Leo Stan is currently a sessional Assistant Professor in the Department of Humanities, York University, Canada. His research and academic interests are related to existentialism, the phenomenology of religion, political philosophy, literature, aesthetics, and trauma studies.
Jon Stewart is Associate Professor at the Søren Kierkegaard Research Centre, University of Copenhagen. He is the editor of the series Kierkegaard Research: Sources, Reception and Resources, Texts from Golden Age Denmark, and Danish Golden Age Studies. He is the co-editor of the Kierkegaard Studies Yearbook and Kierkegaard Studies Monograph Series.
Timothy Stock is an Associate Professor of Philosophy at Salisbury University in Maryland. His research interests lie at the intersection of phenomenology, performance theory, and aesthetics, especially where relevant to questions of religion and ethics. He has a special interest in the relationship between ethics, deception, and humor.
Curtis L. Thompson is Professor of Religion and Director of the Dietrich Honors Institute at Thiel College in Greenville, Pennsylvania. He has contributed publications to the Søren Kierkegaard research program, especially to Kierkegaard Research: Sources, Reception and Resources, and to the conversation on the relationship between religion and science.
J. Michael Tilley is a Content Specialist at ACT, Inc. He has had academic appointments as a House Foundation Fellow at St. Olaf College and as an Assistant Professor at Georgetown College.
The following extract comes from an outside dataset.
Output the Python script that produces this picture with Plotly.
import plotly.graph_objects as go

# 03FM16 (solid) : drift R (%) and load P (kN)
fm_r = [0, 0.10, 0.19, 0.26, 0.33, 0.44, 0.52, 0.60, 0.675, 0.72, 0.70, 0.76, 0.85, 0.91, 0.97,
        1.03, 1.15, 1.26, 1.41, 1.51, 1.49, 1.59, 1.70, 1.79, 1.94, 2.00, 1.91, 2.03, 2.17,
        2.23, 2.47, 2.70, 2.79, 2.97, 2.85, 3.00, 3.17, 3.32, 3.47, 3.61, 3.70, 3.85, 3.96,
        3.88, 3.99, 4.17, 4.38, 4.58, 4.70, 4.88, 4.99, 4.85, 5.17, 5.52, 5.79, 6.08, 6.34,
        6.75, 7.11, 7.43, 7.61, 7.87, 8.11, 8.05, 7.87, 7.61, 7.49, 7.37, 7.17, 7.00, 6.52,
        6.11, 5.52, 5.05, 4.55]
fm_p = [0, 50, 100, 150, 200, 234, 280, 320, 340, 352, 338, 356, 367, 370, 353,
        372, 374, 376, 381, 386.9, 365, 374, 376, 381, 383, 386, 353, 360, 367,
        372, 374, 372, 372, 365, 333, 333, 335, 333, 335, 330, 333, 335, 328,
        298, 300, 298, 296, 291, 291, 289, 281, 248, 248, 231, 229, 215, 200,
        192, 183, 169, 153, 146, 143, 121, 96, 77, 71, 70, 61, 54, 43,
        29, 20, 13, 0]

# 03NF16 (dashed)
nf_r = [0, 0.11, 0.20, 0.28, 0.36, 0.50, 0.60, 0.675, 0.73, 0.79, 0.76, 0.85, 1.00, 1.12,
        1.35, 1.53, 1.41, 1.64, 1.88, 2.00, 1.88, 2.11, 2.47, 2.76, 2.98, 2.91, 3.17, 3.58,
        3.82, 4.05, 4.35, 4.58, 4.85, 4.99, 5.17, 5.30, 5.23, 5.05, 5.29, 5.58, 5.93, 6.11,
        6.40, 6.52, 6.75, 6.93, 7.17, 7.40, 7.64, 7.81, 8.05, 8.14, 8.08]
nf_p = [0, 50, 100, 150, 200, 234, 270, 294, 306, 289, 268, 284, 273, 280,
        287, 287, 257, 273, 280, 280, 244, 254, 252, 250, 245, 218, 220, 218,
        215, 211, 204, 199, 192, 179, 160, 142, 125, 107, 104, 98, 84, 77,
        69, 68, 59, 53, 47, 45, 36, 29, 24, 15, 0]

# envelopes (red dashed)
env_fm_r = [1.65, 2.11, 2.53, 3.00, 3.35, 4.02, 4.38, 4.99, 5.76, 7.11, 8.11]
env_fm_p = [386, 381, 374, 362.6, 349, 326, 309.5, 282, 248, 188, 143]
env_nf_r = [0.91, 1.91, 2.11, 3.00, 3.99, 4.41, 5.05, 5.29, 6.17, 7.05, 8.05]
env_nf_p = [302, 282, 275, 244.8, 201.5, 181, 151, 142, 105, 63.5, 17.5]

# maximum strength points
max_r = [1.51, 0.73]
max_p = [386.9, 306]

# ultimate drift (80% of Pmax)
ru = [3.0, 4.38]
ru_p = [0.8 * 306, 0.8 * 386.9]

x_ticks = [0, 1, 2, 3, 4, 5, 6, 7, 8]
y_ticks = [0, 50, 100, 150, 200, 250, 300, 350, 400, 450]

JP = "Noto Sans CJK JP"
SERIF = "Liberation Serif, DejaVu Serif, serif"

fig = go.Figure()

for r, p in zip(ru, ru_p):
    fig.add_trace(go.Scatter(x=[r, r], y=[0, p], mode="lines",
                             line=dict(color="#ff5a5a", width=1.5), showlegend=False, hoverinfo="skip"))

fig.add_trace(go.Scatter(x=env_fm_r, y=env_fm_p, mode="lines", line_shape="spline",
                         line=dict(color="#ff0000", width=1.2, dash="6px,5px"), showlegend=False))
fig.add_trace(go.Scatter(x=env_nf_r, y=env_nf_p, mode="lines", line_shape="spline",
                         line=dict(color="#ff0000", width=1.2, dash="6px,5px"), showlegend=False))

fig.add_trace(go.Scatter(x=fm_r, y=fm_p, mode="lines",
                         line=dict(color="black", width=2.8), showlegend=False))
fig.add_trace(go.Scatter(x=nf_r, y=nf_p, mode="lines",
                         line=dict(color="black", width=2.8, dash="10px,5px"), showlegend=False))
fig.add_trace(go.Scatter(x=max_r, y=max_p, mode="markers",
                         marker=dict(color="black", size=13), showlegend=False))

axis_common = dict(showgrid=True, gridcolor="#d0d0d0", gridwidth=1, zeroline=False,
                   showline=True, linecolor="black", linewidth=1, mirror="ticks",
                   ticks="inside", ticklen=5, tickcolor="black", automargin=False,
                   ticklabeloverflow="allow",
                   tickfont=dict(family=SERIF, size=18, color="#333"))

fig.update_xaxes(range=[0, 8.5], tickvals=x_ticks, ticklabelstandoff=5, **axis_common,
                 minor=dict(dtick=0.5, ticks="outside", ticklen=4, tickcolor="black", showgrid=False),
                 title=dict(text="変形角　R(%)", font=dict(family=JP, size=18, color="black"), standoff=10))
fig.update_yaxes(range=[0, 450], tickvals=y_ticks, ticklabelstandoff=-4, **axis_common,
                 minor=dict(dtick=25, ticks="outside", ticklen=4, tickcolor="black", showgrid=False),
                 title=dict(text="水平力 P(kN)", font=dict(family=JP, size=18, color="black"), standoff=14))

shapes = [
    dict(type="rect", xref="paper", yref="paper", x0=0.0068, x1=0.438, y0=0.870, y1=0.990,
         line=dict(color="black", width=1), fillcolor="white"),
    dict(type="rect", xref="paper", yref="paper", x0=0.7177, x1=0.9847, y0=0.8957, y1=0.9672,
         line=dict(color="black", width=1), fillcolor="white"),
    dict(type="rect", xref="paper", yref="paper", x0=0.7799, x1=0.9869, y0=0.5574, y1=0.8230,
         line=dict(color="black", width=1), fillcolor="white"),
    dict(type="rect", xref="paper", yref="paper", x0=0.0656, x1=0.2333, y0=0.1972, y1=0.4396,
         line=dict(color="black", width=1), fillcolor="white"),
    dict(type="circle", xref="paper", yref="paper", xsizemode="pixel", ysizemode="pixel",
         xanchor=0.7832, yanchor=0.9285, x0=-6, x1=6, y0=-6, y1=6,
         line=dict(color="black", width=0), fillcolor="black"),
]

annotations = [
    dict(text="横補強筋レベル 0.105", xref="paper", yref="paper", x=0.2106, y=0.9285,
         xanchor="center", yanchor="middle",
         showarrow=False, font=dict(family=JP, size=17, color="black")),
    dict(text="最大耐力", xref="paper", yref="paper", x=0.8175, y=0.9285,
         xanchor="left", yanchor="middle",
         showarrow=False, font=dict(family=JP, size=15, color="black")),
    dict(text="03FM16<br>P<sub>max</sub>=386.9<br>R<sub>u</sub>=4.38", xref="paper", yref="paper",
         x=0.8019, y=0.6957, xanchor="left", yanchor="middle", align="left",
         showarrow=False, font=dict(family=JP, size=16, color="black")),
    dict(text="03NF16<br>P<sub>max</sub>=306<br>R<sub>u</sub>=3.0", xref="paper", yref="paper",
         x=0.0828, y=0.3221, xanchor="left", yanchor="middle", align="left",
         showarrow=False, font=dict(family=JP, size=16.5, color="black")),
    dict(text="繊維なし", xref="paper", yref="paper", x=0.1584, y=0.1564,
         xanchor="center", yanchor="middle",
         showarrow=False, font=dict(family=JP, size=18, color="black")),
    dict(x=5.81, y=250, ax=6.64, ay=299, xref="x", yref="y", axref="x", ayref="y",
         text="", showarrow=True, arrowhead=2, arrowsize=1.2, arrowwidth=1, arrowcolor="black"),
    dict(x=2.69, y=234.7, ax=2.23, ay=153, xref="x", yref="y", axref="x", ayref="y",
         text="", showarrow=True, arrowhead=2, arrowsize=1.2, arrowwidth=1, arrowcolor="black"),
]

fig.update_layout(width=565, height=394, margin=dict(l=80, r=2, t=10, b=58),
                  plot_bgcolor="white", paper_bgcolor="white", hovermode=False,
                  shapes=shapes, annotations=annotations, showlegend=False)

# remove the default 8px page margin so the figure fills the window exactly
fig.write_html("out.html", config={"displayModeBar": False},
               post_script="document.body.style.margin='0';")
Jamie Turnbull is an independent scholar, and an editor of the journal Acta Kierkegaardiana. He is interested in Kierkegaard’s methodology of indirect communication, and the relationship between Kierkegaard as understood in his immediate historical content and how he is portrayed in contemporary philosophical debates.
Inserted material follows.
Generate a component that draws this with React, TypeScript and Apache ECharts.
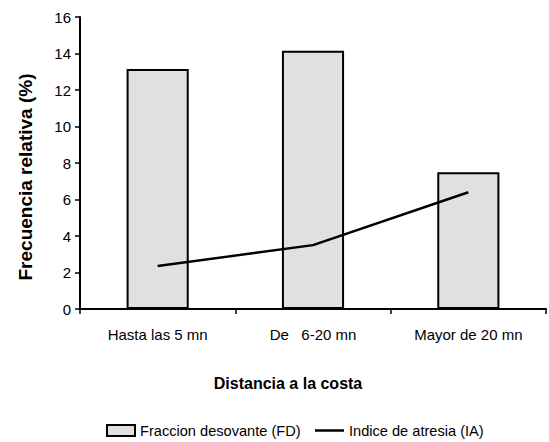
import React, { useEffect, useRef } from "react";
import * as echarts from "echarts";

const categories = ["Hasta las 5 mn", "De   6-20 mn", "Mayor de 20 mn"];
const fraccionDesovante = [13.15, 14.15, 7.5];
const indiceAtresia = [2.35, 3.5, 6.4];
const yTicks = { min: 0, max: 16, interval: 2 };

const FONT = "'Liberation Sans', Arial, sans-serif";

export default function App() {
  const ref = useRef<HTMLDivElement>(null);

  useEffect(() => {
    if (!ref.current) return;
    const chart = echarts.init(ref.current, undefined, { renderer: "svg" });
    const legendText = { fontFamily: FONT, fontSize: 14.6, color: "#000" };
    chart.setOption({
      animation: false,
      backgroundColor: "#ffffff",
      grid: { left: 80, right: 3, top: 17, bottom: 133 },
      legend: [
        {
          left: 106,
          top: 423,
          padding: 0,
          itemWidth: 28,
          itemHeight: 11,
          textStyle: legendText,
          data: [
            {
              name: "Fraccion desovante (FD)",
              icon: "rect",
              itemStyle: { color: "#e0e0e0", borderColor: "#000", borderWidth: 2 },
            },
          ],
        },
        {
          left: 315,
          top: 423,
          padding: 0,
          itemWidth: 29,
          itemHeight: 2.5,
          textStyle: legendText,
          data: [
            {
              name: "Indice de atresia (IA)",
              icon: "rect",
              itemStyle: { color: "#000", borderWidth: 0 },
            },
          ],
        },
      ],
      xAxis: {
        type: "category",
        data: categories,
        name: "Distancia a la costa",
        nameLocation: "middle",
        nameGap: 66,
        nameTextStyle: {
          fontFamily: FONT,
          fontSize: 16,
          fontWeight: "bold",
          color: "#000",
          padding: [0, 50, 0, 0],
        },
        axisLine: { lineStyle: { color: "#000", width: 2 } },
        axisTick: { show: true, length: 5, lineStyle: { color: "#000", width: 1.5 } },
        axisLabel: { fontFamily: FONT, fontSize: 15, color: "#000", margin: 18 },
      },
      yAxis: {
        type: "value",
        min: yTicks.min,
        max: yTicks.max,
        interval: yTicks.interval,
        name: "Frecuencia relativa (%)",
        nameLocation: "middle",
        nameGap: 45,
        nameTextStyle: {
          fontFamily: FONT,
          fontSize: 19,
          fontWeight: "bold",
          color: "#000",
          padding: [0, 28, 0, 0],
        },
        axisLine: { show: true, lineStyle: { color: "#000", width: 2 } },
        axisTick: { show: true, length: 5, lineStyle: { color: "#000", width: 1.5 } },
        axisLabel: { fontFamily: FONT, fontSize: 15, color: "#000", margin: 9 },
        splitLine: { show: false },
      },
      series: [
        {
          name: "Fraccion desovante (FD)",
          type: "bar",
          data: fraccionDesovante,
          barWidth: "40%",
          itemStyle: { color: "#e0e0e0", borderColor: "#000", borderWidth: 2 },
        },
        {
          name: "Indice de atresia (IA)",
          type: "line",
          data: indiceAtresia,
          symbol: "none",
          lineStyle: { color: "#000", width: 2.5 },
          itemStyle: { color: "#000" },
        },
      ],
    });
    return () => chart.dispose();
  }, []);

  return <div ref={ref} style={{ width: 549, height: 442, position: "absolute", left: 0, top: 0 }} />;
}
The present collection represents the collective work of a number of people. I wish to acknowledge the outstanding help of Katalin Nun, who spent many hours editing the electronic files of the articles in order to bring them into line with the required guidelines. I also extend my gratitude to Liam Cooper, Associate Commissioning Editor at Wiley-Blackwell, for his constant supervision and assistance with this project. I gratefully acknowledge the efforts of Sally Cooper, who helped with the correspondence with the authors. Finally, I am thankful to a number of people for their assistance with the introduction to this volume: Lee Barrett, István Czakó, Darío González, David Law, Katalin Nun, Simon Podmore, Kyle Roberts, Peter Šajda, Heiko Schulz, Brian Söderquist, and Curtis Thompson. Without the efforts of all of these people, this volume would never have been possible.